### Data shown
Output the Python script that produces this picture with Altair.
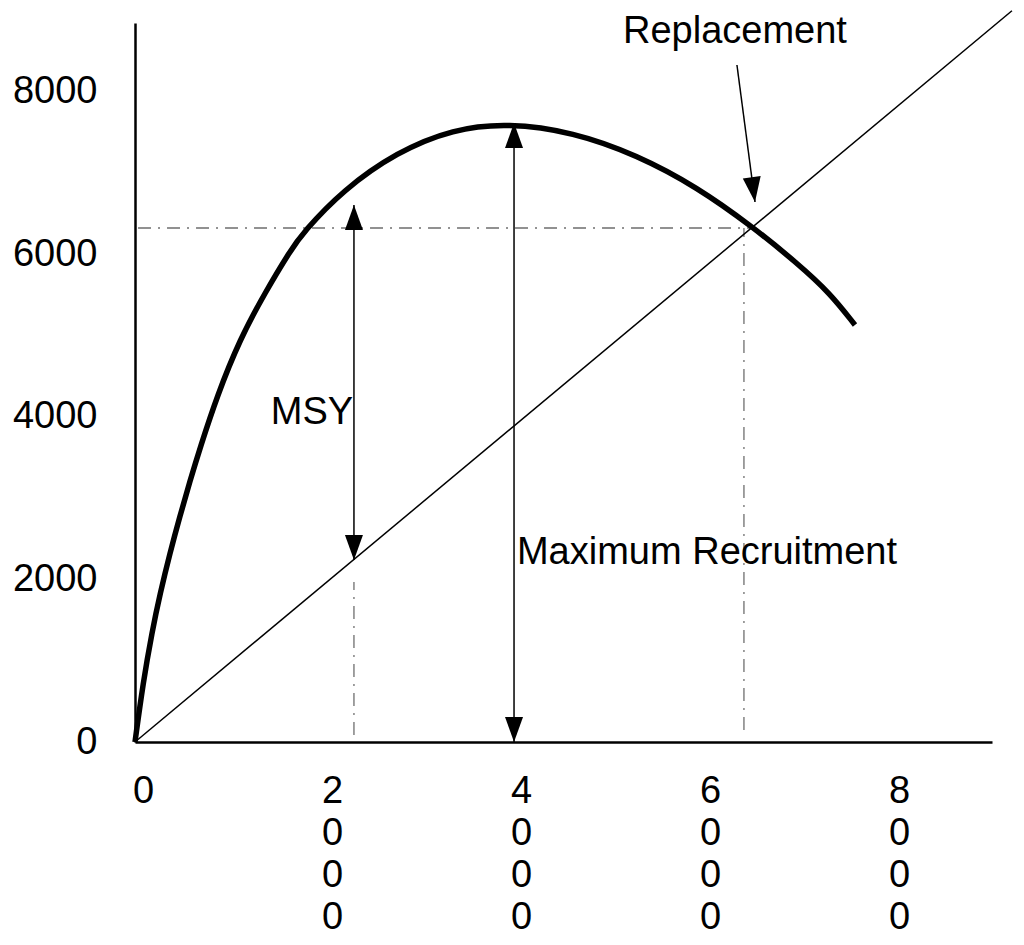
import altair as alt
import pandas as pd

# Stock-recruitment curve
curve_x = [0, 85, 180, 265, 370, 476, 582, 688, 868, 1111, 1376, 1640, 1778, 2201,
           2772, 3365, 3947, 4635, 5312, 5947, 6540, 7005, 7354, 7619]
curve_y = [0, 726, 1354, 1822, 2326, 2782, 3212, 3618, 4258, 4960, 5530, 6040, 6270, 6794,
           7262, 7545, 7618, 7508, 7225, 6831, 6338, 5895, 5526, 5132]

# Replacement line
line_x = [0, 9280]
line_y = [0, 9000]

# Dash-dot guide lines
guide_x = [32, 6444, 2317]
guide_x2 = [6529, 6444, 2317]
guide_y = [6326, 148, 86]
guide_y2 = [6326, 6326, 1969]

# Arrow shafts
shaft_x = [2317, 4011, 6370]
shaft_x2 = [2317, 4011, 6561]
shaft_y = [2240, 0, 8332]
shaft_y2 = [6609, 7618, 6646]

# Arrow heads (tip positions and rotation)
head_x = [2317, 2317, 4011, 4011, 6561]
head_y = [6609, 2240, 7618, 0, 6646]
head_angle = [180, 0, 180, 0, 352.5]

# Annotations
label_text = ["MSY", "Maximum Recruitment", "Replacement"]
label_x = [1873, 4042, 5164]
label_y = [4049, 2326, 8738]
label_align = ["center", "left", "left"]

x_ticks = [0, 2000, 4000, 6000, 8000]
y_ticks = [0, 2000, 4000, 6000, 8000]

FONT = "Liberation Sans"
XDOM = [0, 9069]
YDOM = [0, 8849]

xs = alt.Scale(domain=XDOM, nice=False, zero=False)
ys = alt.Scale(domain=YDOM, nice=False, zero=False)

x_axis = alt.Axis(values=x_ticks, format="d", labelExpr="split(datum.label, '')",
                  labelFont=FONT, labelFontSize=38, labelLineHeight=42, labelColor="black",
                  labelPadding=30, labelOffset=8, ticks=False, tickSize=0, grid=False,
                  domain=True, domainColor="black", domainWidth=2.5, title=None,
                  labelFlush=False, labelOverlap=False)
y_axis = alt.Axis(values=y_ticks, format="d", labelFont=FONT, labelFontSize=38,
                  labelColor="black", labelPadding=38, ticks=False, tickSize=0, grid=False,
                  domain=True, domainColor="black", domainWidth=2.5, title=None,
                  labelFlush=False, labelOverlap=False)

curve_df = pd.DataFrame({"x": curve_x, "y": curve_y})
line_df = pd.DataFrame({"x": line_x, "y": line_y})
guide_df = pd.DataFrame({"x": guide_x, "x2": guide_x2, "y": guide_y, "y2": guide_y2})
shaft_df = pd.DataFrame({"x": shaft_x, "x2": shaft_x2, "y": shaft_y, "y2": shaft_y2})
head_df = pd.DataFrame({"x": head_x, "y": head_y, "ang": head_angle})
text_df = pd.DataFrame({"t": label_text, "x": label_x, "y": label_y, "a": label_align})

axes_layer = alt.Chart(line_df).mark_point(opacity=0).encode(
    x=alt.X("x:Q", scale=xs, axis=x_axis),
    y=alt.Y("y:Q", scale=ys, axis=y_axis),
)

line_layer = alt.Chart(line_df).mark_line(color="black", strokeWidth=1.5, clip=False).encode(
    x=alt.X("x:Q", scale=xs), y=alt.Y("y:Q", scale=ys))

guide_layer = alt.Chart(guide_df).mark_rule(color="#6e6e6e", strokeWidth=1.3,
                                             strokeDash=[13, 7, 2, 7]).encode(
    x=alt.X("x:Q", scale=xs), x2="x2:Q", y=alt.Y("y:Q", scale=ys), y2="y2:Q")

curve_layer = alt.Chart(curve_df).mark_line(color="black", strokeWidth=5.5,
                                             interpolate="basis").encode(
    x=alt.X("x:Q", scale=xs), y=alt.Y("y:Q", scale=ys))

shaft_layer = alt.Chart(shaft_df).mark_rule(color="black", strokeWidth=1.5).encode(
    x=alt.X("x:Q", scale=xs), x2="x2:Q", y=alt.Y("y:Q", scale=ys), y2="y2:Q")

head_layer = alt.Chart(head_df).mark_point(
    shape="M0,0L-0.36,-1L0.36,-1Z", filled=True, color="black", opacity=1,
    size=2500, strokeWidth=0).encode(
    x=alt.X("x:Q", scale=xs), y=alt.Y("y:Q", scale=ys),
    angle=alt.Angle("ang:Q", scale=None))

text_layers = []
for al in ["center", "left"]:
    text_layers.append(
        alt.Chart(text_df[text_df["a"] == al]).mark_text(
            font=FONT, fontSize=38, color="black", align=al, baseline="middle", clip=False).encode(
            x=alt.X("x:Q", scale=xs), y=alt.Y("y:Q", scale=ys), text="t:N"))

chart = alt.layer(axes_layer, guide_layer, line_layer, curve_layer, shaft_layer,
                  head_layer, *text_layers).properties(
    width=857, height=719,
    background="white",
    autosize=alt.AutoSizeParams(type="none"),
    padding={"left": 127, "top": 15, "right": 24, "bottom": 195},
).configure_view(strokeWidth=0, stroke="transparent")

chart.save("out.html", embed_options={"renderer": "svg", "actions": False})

---

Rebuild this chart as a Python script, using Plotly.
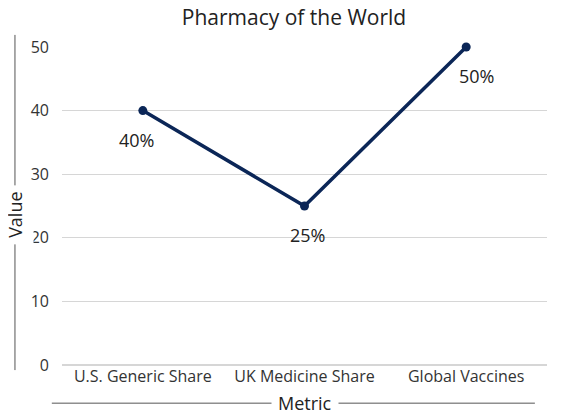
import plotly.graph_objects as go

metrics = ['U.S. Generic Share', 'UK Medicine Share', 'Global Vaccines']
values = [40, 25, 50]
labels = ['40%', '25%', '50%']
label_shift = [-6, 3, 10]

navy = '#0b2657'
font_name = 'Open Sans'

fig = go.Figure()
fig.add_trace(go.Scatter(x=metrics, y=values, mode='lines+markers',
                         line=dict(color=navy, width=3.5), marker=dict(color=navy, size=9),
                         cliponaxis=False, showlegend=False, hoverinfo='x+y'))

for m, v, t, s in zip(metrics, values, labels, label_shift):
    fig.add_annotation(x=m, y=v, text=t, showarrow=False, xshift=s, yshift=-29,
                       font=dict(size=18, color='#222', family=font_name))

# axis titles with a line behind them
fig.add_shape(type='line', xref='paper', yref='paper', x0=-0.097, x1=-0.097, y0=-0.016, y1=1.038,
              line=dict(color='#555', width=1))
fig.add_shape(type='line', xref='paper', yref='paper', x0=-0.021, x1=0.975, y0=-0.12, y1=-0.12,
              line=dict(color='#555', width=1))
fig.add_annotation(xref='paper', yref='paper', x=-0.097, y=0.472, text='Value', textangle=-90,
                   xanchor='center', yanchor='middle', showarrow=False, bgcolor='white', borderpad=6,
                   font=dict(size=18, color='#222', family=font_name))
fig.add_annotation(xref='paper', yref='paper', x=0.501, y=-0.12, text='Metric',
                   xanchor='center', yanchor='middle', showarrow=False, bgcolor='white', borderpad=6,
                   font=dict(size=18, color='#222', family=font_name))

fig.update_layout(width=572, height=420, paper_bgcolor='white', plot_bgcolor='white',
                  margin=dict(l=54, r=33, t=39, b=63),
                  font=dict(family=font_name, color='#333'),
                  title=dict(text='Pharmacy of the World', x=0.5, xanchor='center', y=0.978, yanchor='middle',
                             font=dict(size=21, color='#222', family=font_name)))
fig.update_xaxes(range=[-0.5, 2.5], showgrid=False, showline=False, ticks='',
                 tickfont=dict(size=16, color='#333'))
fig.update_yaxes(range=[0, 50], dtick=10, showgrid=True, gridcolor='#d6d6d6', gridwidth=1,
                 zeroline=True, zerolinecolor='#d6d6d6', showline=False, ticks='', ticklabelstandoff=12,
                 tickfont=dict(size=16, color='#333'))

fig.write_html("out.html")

==

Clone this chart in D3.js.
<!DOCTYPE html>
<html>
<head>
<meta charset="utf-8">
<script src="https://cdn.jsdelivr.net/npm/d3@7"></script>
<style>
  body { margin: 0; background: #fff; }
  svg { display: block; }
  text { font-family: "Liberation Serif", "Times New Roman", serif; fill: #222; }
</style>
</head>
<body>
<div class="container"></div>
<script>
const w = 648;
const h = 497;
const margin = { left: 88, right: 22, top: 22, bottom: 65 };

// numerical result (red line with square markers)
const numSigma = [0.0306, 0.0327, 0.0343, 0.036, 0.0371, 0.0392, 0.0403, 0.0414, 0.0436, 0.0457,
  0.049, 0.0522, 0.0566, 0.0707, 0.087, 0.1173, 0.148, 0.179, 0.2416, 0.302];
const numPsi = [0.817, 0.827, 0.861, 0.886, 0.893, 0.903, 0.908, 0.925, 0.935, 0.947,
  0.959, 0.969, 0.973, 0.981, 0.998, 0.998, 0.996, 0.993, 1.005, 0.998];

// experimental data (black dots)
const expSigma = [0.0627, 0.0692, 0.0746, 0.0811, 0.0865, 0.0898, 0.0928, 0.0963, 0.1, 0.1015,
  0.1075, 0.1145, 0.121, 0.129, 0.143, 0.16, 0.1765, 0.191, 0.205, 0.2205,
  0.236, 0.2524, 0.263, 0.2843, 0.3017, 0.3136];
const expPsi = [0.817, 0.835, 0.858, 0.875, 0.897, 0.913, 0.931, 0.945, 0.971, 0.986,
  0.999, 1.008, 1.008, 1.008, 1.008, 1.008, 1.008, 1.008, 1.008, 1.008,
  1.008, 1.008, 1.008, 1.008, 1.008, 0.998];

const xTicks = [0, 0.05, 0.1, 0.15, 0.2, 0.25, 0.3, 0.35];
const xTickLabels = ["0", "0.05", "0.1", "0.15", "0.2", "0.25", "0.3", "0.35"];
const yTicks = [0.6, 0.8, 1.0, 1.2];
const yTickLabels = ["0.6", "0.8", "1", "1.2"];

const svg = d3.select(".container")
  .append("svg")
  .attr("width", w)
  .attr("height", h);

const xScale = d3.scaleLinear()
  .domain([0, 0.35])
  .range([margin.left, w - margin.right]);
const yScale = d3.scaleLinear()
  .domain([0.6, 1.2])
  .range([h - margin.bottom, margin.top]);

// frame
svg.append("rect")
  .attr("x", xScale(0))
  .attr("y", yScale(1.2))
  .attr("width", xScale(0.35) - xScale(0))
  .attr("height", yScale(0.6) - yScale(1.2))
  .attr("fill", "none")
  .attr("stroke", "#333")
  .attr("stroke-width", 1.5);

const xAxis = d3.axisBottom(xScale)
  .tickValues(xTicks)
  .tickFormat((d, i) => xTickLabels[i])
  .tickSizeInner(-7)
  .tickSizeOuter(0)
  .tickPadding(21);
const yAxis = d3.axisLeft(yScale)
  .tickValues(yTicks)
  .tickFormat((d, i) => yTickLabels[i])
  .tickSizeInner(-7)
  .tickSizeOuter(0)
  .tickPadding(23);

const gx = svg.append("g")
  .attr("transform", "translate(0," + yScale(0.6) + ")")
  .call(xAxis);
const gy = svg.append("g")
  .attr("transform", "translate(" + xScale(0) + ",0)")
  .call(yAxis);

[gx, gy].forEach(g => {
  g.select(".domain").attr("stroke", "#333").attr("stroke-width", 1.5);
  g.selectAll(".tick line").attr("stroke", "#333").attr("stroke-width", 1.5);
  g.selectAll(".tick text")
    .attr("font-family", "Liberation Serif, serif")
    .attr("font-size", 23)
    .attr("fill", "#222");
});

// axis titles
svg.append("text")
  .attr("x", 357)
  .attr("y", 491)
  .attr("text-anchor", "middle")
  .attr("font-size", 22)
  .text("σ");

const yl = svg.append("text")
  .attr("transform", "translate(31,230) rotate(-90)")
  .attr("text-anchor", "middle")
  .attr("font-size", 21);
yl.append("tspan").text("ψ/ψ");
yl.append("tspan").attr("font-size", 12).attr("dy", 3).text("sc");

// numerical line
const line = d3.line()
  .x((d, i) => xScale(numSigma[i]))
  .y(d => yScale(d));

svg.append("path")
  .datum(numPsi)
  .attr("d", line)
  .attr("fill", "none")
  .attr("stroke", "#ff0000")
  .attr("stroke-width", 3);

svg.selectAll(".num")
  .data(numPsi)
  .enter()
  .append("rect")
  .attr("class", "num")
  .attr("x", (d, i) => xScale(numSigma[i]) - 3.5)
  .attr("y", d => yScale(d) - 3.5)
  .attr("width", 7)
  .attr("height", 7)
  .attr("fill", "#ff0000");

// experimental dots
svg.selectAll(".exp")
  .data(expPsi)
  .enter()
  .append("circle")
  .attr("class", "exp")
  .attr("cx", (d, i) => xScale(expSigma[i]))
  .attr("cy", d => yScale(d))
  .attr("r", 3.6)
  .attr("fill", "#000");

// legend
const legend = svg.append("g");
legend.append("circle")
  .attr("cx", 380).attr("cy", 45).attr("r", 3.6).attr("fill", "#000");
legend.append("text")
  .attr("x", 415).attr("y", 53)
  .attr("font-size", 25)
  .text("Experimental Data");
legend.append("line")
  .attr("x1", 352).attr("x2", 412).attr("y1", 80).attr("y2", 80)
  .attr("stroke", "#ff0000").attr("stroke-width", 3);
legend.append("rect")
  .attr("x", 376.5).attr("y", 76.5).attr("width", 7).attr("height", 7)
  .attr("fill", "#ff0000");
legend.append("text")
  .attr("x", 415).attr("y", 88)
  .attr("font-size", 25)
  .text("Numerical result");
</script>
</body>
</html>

### What you will do
Except for the pictures, write out exactly the lines from the line that contains "Output the Python" through the line that contains "import pandas as pd", including both.

### Solution for this task
Output the Python script that produces this picture with Altair.
import altair as alt
import pandas as pd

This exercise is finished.